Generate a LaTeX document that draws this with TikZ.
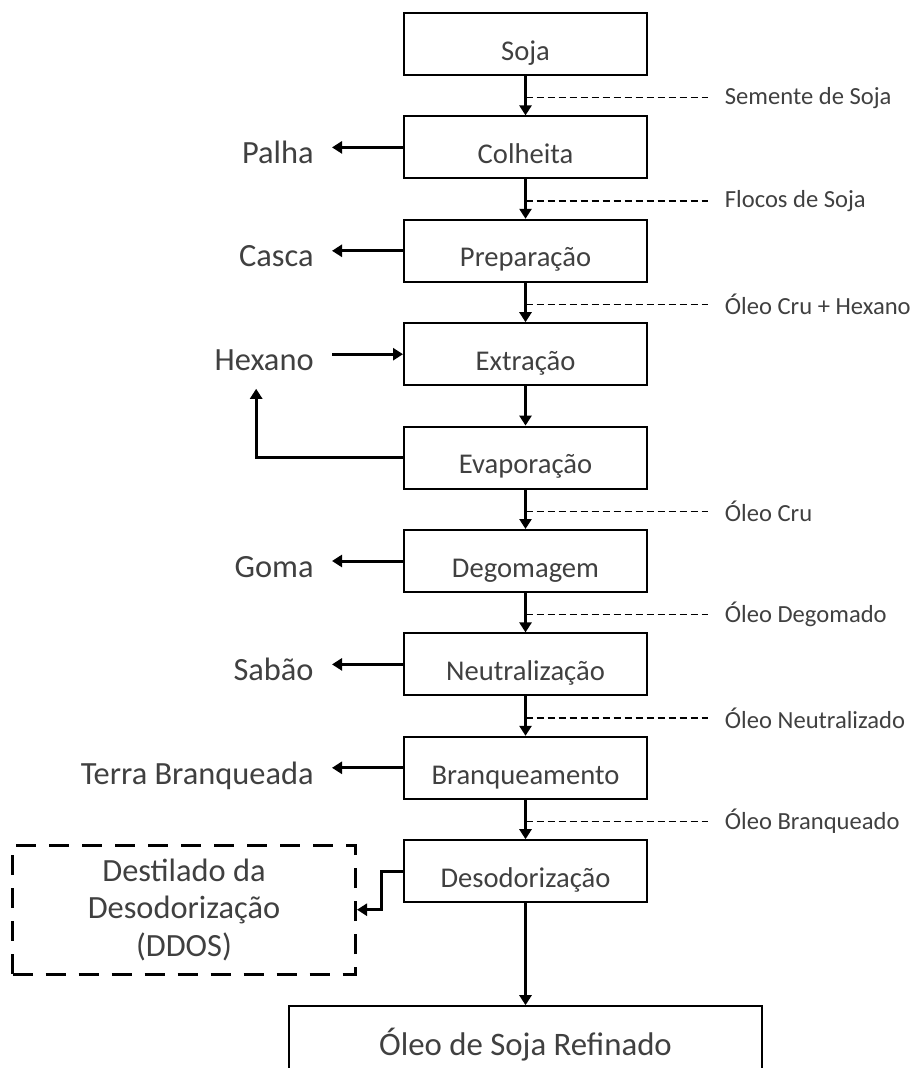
\documentclass[tikz,border=0pt]{standalone}
\usepackage{fontspec}
\setmainfont{Carlito}
\usetikzlibrary{positioning,arrows.meta}

\begin{document}
\begin{tikzpicture}[x=0.5pt,y=-0.5pt,
  stage/.style = {shape=rectangle, draw, line width=1pt, minimum width=121.5pt,
    minimum height=31pt, text height=16.5pt, text depth=0.3pt,
    font=\fontsize{14.3}{17}\selectfont, text=black!75},
  byproduct/.style = {inner sep=9pt, text height=16.2pt, text depth=0pt,
    font=\fontsize{16.2}{19}\selectfont, text=black!75},
  stream/.style = {inner sep=8.5pt, anchor=west, font=\fontsize{12.3}{15}\selectfont, text=black!75},
  flow/.style = {line width=1.5pt, -{Triangle[width=6pt,length=5pt]}},
  streamline/.style = {line width=0.6pt, dash pattern=on 3.5pt off 2pt}]
  \useasboundingbox (0,0) rectangle (914,1068);

  \node[stage] (soja) at (525.5,44) {Soja};
  \node[stage, below=19.7pt of soja] (colheita) {Colheita};
  \node[stage, below=19.7pt of colheita] (prep) {Preparação};
  \node[stage, below=19.7pt of prep] (extr) {Extração};
  \node[stage, below=19.7pt of extr] (evap) {Evaporação};
  \node[stage, below=19.7pt of evap] (degom) {Degomagem};
  \node[stage, below=19.7pt of degom] (neutr) {Neutralização};
  \node[stage, below=19.7pt of neutr] (branq) {Branqueamento};
  \node[stage, below=19.7pt of branq] (desod) {Desodorização};
  \node[stage, below=51pt of desod, minimum width=236.5pt, minimum height=36pt,
    text height=13.9pt, text depth=0.34pt,
    font=\fontsize{16.4}{19}\selectfont] (refinado) {Óleo de Soja Refinado};

  \node[byproduct, left=35.5pt of colheita] (palha) {Palha};
  \node[byproduct, left=35.5pt of prep] (casca) {Casca};
  \node[byproduct, left=35.5pt of extr] (hexano) {Hexano};
  \node[byproduct, left=35.5pt of degom] (goma) {Goma};
  \node[byproduct, left=35.5pt of neutr] (sabao) {Sabão};
  \node[byproduct, left=35.5pt of branq] (terra) {Terra Branqueada};
  \node[draw, line width=1.5pt, dash pattern=on 10pt off 6.5pt, align=center,
    minimum width=171.5pt, minimum height=64.5pt, text=black!75,
    font=\fontsize{16.2}{18.75}\selectfont, left=23pt of desod, yshift=-19.25pt]
    (ddos) {Destilado da\\ Desodorização\\ (DDOS)};

  \draw[flow] (soja) -- coordinate[pos=.55] (m1) (colheita);
  \draw[flow] (colheita) -- coordinate[pos=.55] (m2) (prep);
  \draw[flow] (prep) -- coordinate[pos=.55] (m3) (extr);
  \draw[flow] (extr) -- (evap);
  \draw[flow] (evap) -- coordinate[pos=.55] (m4) (degom);
  \draw[flow] (degom) -- coordinate[pos=.55] (m5) (neutr);
  \draw[flow] (neutr) -- coordinate[pos=.55] (m6) (branq);
  \draw[flow] (branq) -- coordinate[pos=.55] (m7) (desod);
  \draw[flow] (desod) -- (refinado);

  \draw[flow] (colheita) -- (palha);
  \draw[flow] (prep) -- (casca);
  \draw[flow] (hexano) -- (extr);
  \draw[flow] (evap.west) -| ([xshift=-4pt]hexano.south);
  \draw[flow] (degom) -- (goma);
  \draw[flow] (neutr) -- (sabao);
  \draw[flow] (branq) -- (terra);
  \draw[flow] (desod.west) -- ++(-11pt,0) |- (ddos.east);

  \node[stream, right=91pt of m1] (s1) {Semente de Soja};
  \node[stream, right=91pt of m2] (s2) {Flocos de Soja};
  \node[stream, right=91pt of m3] (s3) {Óleo Cru + Hexano};
  \node[stream, right=91pt of m4] (s4) {Óleo Cru};
  \node[stream, right=91pt of m5] (s5) {Óleo Degomado};
  \node[stream, right=91pt of m6] (s6) {Óleo Neutralizado};
  \node[stream, right=91pt of m7] (s7) {Óleo Branqueado};
  \foreach \i in {1,...,7}
    \draw[streamline] (m\i) -- (s\i);
\end{tikzpicture}
\end{document}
::::
- Short exercise:
Reproduce the data verbatim. Do not carry any picture into the copy.

- Reply:
Generate a LaTeX document that draws this with TikZ.
\documentclass[tikz,border=0pt]{standalone}
\usepackage{fontspec}
\setmainfont{Carlito}
\usetikzlibrary{positioning,arrows.meta}

\begin{document}
\begin{tikzpicture}[x=0.5pt,y=-0.5pt,
  stage/.style = {shape=rectangle, draw, line width=1pt, minimum width=121.5pt,
    minimum height=31pt, text height=16.5pt, text depth=0.3pt,
    font=\fontsize{14.3}{17}\selectfont, text=black!75},
  byproduct/.style = {inner sep=9pt, text height=16.2pt, text depth=0pt,
    font=\fontsize{16.2}{19}\selectfont, text=black!75},
  stream/.style = {inner sep=8.5pt, anchor=west, font=\fontsize{12.3}{15}\selectfont, text=black!75},
  flow/.style = {line width=1.5pt, -{Triangle[width=6pt,length=5pt]}},
  streamline/.style = {line width=0.6pt, dash pattern=on 3.5pt off 2pt}]
  \useasboundingbox (0,0) rectangle (914,1068);

  \node[stage] (soja) at (525.5,44) {Soja};
  \node[stage, below=19.7pt of soja] (colheita) {Colheita};
  \node[stage, below=19.7pt of colheita] (prep) {Preparação};
  \node[stage, below=19.7pt of prep] (extr) {Extração};
  \node[stage, below=19.7pt of extr] (evap) {Evaporação};
  \node[stage, below=19.7pt of evap] (degom) {Degomagem};
  \node[stage, below=19.7pt of degom] (neutr) {Neutralização};
  \node[stage, below=19.7pt of neutr] (branq) {Branqueamento};
  \node[stage, below=19.7pt of branq] (desod) {Desodorização};
  \node[stage, below=51pt of desod, minimum width=236.5pt, minimum height=36pt,
    text height=13.9pt, text depth=0.34pt,
    font=\fontsize{16.4}{19}\selectfont] (refinado) {Óleo de Soja Refinado};

  \node[byproduct, left=35.5pt of colheita] (palha) {Palha};
  \node[byproduct, left=35.5pt of prep] (casca) {Casca};
  \node[byproduct, left=35.5pt of extr] (hexano) {Hexano};
  \node[byproduct, left=35.5pt of degom] (goma) {Goma};
  \node[byproduct, left=35.5pt of neutr] (sabao) {Sabão};
  \node[byproduct, left=35.5pt of branq] (terra) {Terra Branqueada};
  \node[draw, line width=1.5pt, dash pattern=on 10pt off 6.5pt, align=center,
    minimum width=171.5pt, minimum height=64.5pt, text=black!75,
    font=\fontsize{16.2}{18.75}\selectfont, left=23pt of desod, yshift=-19.25pt]
    (ddos) {Destilado da\\ Desodorização\\ (DDOS)};

  \draw[flow] (soja) -- coordinate[pos=.55] (m1) (colheita);
  \draw[flow] (colheita) -- coordinate[pos=.55] (m2) (prep);
  \draw[flow] (prep) -- coordinate[pos=.55] (m3) (extr);
  \draw[flow] (extr) -- (evap);
  \draw[flow] (evap) -- coordinate[pos=.55] (m4) (degom);
  \draw[flow] (degom) -- coordinate[pos=.55] (m5) (neutr);
  \draw[flow] (neutr) -- coordinate[pos=.55] (m6) (branq);
  \draw[flow] (branq) -- coordinate[pos=.55] (m7) (desod);
  \draw[flow] (desod) -- (refinado);

  \draw[flow] (colheita) -- (palha);
  \draw[flow] (prep) -- (casca);
  \draw[flow] (hexano) -- (extr);
  \draw[flow] (evap.west) -| ([xshift=-4pt]hexano.south);
  \draw[flow] (degom) -- (goma);
  \draw[flow] (neutr) -- (sabao);
  \draw[flow] (branq) -- (terra);
  \draw[flow] (desod.west) -- ++(-11pt,0) |- (ddos.east);

  \node[stream, right=91pt of m1] (s1) {Semente de Soja};
  \node[stream, right=91pt of m2] (s2) {Flocos de Soja};
  \node[stream, right=91pt of m3] (s3) {Óleo Cru + Hexano};
  \node[stream, right=91pt of m4] (s4) {Óleo Cru};
  \node[stream, right=91pt of m5] (s5) {Óleo Degomado};
  \node[stream, right=91pt of m6] (s6) {Óleo Neutralizado};
  \node[stream, right=91pt of m7] (s7) {Óleo Branqueado};
  \foreach \i in {1,...,7}
    \draw[streamline] (m\i) -- (s\i);
\end{tikzpicture}
\end{document}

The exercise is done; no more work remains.